Soap Queen: What inspires you to create?

EVERYTHING. I have made soaps inspired by nature, music, people, colors, artwork, moments, scents, and so many other things. I have always been a very artistically expressive person, who feels the need to be creating something. For me, soap making has become a passion of exploration and refinement that fulfills that need and in essence, inspires itself. For instance, once I made a rainbow tiger stripe, I wanted to see how many other design techniques I could put rainbows in!

Soap Queen: What is your favorite type of product to make?

Cold process soap, of course! I’m a soap maker through and through, no other skincare product comes close to that passion! Sometimes, I make melt and pour or hot process, but I feel cold process allows me the largest playground to frolic around.

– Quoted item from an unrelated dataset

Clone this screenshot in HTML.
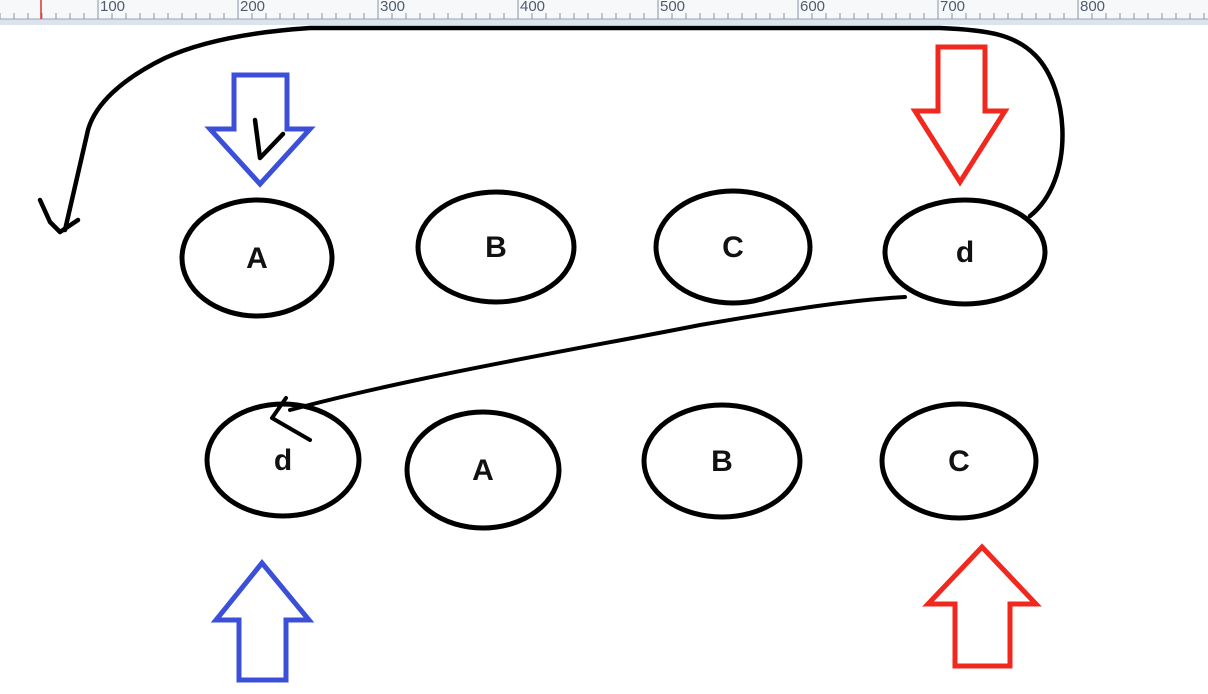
<!DOCTYPE html>
<html><head><meta charset="utf-8"><style>
html,body{margin:0;padding:0;background:#fff;}
svg{display:block;}
text{font-family:"Liberation Sans",sans-serif;font-weight:bold;}
</style></head><body>
<svg id="s" width="1208" height="694" viewBox="0 0 1208 694" xmlns="http://www.w3.org/2000/svg">
<rect x="0" y="0" width="1208" height="19" fill="#f7f8fa"/>
<rect x="0" y="19" width="1208" height="6" fill="#dde3ec"/>
<line x1="0" y1="19" x2="1208" y2="19" stroke="#9aa3b0" stroke-width="1"/>
<g id="ticks"></g>
<line x1="41" y1="0" x2="41" y2="19" stroke="#d33" stroke-width="1.5"/>
<g id="ells"></g>
<path d="M234,75 H287 V129 H310 L260,184 L210,129 H234 Z" fill="none" stroke="#3c4fd8" stroke-width="5"/>
<path d="M938,47 H985 V111 H1005 L960,182 L915,111 H938 Z" fill="none" stroke="#f0281e" stroke-width="5"/>
<path d="M262,563 L309,620 H286 V680 H239 V620 H216 Z" fill="none" stroke="#3c4fd8" stroke-width="5"/>
<path d="M982,547 L1036,604 H1010 V666 H955 V604 H928 Z" fill="none" stroke="#f0281e" stroke-width="5"/>
<path d="M1030,216 C1075,180 1070,90 1035,55 C1015,35 990,30 940,28 L310,28 C250,32 200,42 165,58 C120,80 95,105 88,130 C80,165 72,200 65,230" fill="none" stroke="#000" stroke-width="4.5" stroke-linecap="round"/>
<path d="M40,200 L50,222 L60,232 L78,220" fill="none" stroke="#000" stroke-width="4.5" stroke-linecap="round" stroke-linejoin="round"/>
<path d="M255,120 L260,158 L283,134" fill="none" stroke="#000" stroke-width="4.5" stroke-linecap="round" stroke-linejoin="round"/>
<path d="M905,297 C850,300 800,308 700,325 C600,345 420,375 290,410" fill="none" stroke="#000" stroke-width="4" stroke-linecap="round"/>
<path d="M286,398 L272,418 L310,440" fill="none" stroke="#000" stroke-width="4" stroke-linecap="round" stroke-linejoin="round"/>
</svg>
<script>
const NS="http://www.w3.org/2000/svg";
const tickLabels=["100","200","300","400","500","600","700","800"];
const nodeLabels=["A","B","C","d","d","A","B","C"];
const nodeCx=[257,496,733,965,283,483,722,959];
const nodeCy=[258,247,247,252,460,470,461,461];
const nodeRx=[75,78,77,80,76,76,78,77];
const nodeRy=[58,55,56,52,56,58,56,57];
const tg=document.getElementById('ticks');
for(let i=0;i<=86;i++){
  const x=i*14;
  const major=(i%10)===7;
  const l=document.createElementNS(NS,'line');
  l.setAttribute('x1',x);l.setAttribute('x2',x);
  l.setAttribute('y1',major?0:13);l.setAttribute('y2',19);
  l.setAttribute('stroke','#8a94a3');l.setAttribute('stroke-width','1');
  
  
  tg.appendChild(l);
}
tickLabels.forEach((t,i)=>{
  const tx=document.createElementNS(NS,'text');
  tx.setAttribute('x',100+i*140);tx.setAttribute('y',11);
  tx.setAttribute('font-size','15');tx.setAttribute('fill','#4f5b6e');
  tx.setAttribute('style','font-weight:normal');
  tx.textContent=t;
  
  
  tg.appendChild(tx);
});
const eg=document.getElementById('ells');
nodeLabels.forEach((lab,i)=>{
  const g=document.createElementNS(NS,'g');
  
  
  const e=document.createElementNS(NS,'ellipse');
  e.setAttribute('cx',nodeCx[i]);e.setAttribute('cy',nodeCy[i]);
  e.setAttribute('rx',nodeRx[i]);e.setAttribute('ry',nodeRy[i]);
  e.setAttribute('fill','none');e.setAttribute('stroke','#000');e.setAttribute('stroke-width','5');
  g.appendChild(e);
  const t=document.createElementNS(NS,'text');
  t.setAttribute('x',nodeCx[i]);t.setAttribute('y',nodeCy[i]+10);
  t.setAttribute('text-anchor','middle');t.setAttribute('font-size','30');t.setAttribute('fill','#111');
  t.textContent=lab;
  g.appendChild(t);
  eg.appendChild(g);
});
</script>
</body></html>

Soap Queen: What sort of advice would you give to those soapers just starting their businesses?

Oh, gosh, I could give all kinds of advice. Most importantly, I think it is uber important to be 100% invested and confident in the products that you make and sell.

Beyond that, my biggest mistakes in business have always been not planning or budgeting properly. I think knowing how you are going to sell your soap is far more important than making it. From marketing to branding to packaging to sales venues, and so much more, there are way more factors to a soap company than making great soap.

Plus, having a plan of action (and set milestones/goals) helps in holding yourself accountable for what steps you are taking towards success. Even when you are self-employed, somebody still has to be the boss, right?


Soap Queen: How did you come up with the name for your business?

When it came time to choose a name for my first soap company, my affinity for Greek mythology reared its head. Amathia is the name of a nereid in Greek mythology. It was said that the nereids were graceful sea nymphs who often accompanied Poseidon and provided aid to sailors during dangerous storms. Amathia (Amatheia/ Ἀμάθεια) was mentioned in both Homer’s Iliad and Hyginus’ Fabulae.

My new company, Gratitude Soapery, was named simply for what soap making has given me and what it gives others – absolute gratitude. I wanted a name that would be memorable (no one ever remembers how to spell or pronounce Amathia), as well as a name that made it clear what the purpose and product was.

Soap Queen: Tell us something unique or unusual about yourself!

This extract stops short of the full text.